I feel like descending metro escalators on "(aspirated) plosives", a slow move and transfer between two destinations, crossing people following the opposite direction, like floating under fluorescent lights, in an enclosed public area. 

"We fill the gaps" is much more interesting, built around a slow melancholic guitar theme, completed with beats as wavelets at sea. There is an interesting balance between the pensive pastoral slowness of the strings and the gentle playfulness of the rhythms.

A similar compositions follows with "Anyhow" but with a sunnier acoustic guitar and processed spoken word.  It is maybe not as striking but relatively similar to what Apeiron did on their "Todo sigue intacto" album and it is certainly a direction to explore further.

Drum's bass rhythms on "what duties (1...2...3) !" which I find hard to digest but the second part is just sublime, when they recede, letting the forefront to a nice reverberated and processed arpeggiated electric guitar.

"Hourglass with snow" is conceived with a layer of processed harp sounds in the background and flows naturally as walking down a treeline pavement, on your way home, under pleasant weather. 

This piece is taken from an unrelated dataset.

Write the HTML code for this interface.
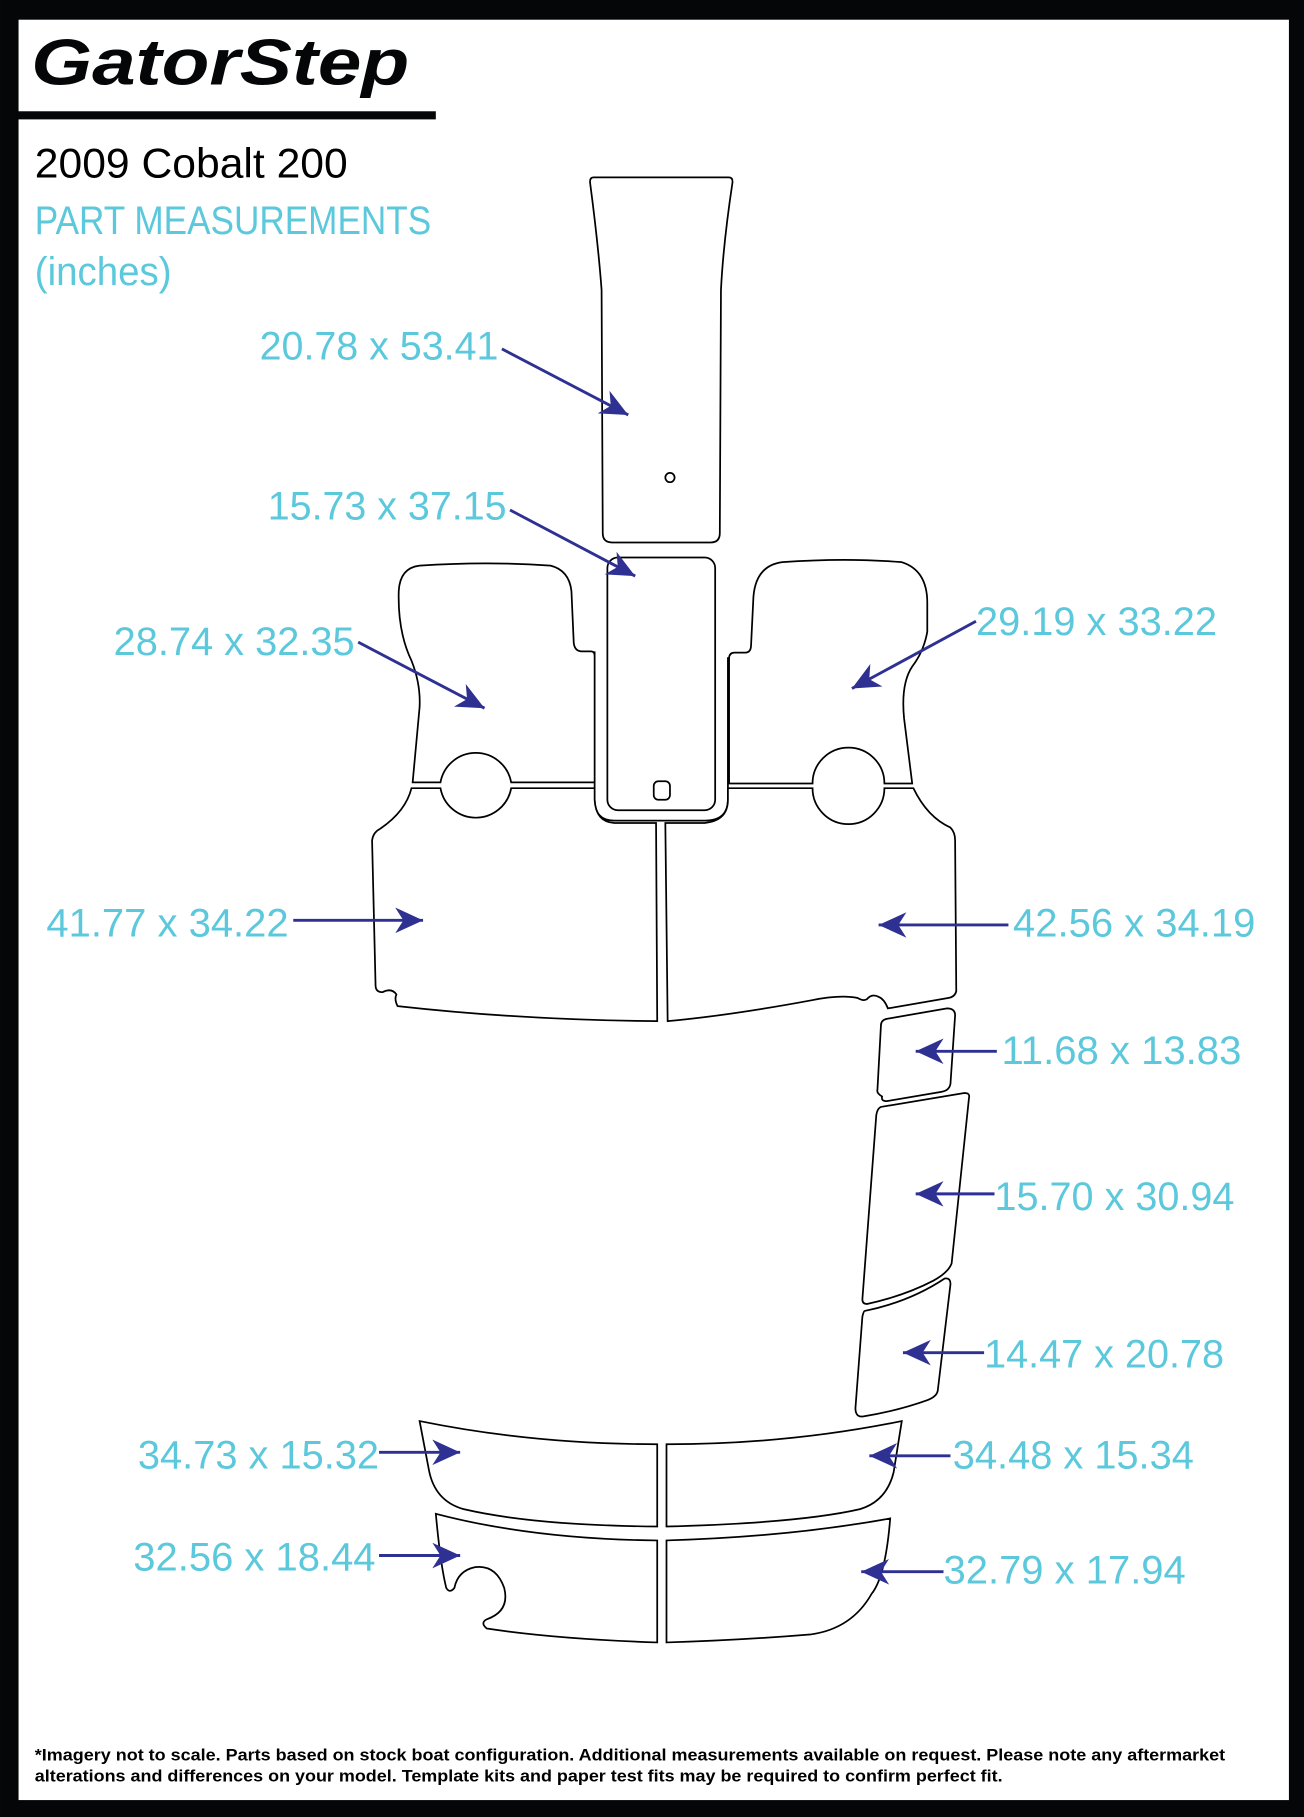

“Ellipsis Pt. 1” is an ambient folk song full of whispers, and you just wish he would have turned his humming into real lyrics and vocals, because you have this "nice but could have been better" impression on the tip of your tongue all along. The frustration only grows bigger with the “Ellipsis Pt. 2” which sounds like a perfect rythmic backbone for this same song, with even a second guitar. Part 1 + Part 2 + expected vocals would have achieved potentially a beautiful song in the neighborhood of the best sides of Songs of Green Pheasant, Epic45 or Hood.

There are a few tracks which explore a more experimental, abstract, post-rock or jazzy form I can't relate to, like "Body without organs", "Imagined openings" or "Ale study"

After a few spins it becomes clear that the closest Devon Ferrucci comes to use a melody, the more beautiful his music becomes. Then, you can start to elaborate shifting emotions and an emotional progression. On "Pretending to have a heart attack" I can fill the dots and appropriate myself a personal interpretation but it is a frustrating position as this record seems to hesitate between an ambient form and a more written, shaped and personal expression without never making the choice. Another example is the deep feeling of nostalgia which invades "Serious cycling (a new yorker in winter)".  I think using ellipses in such a way, not telling everything but instead suggesting is his most precious talent, a track like "Ticky-tacky" looks like an interlude at first but I you give it the attention requested you realize how much it is moving and how it can even bring you close to tears.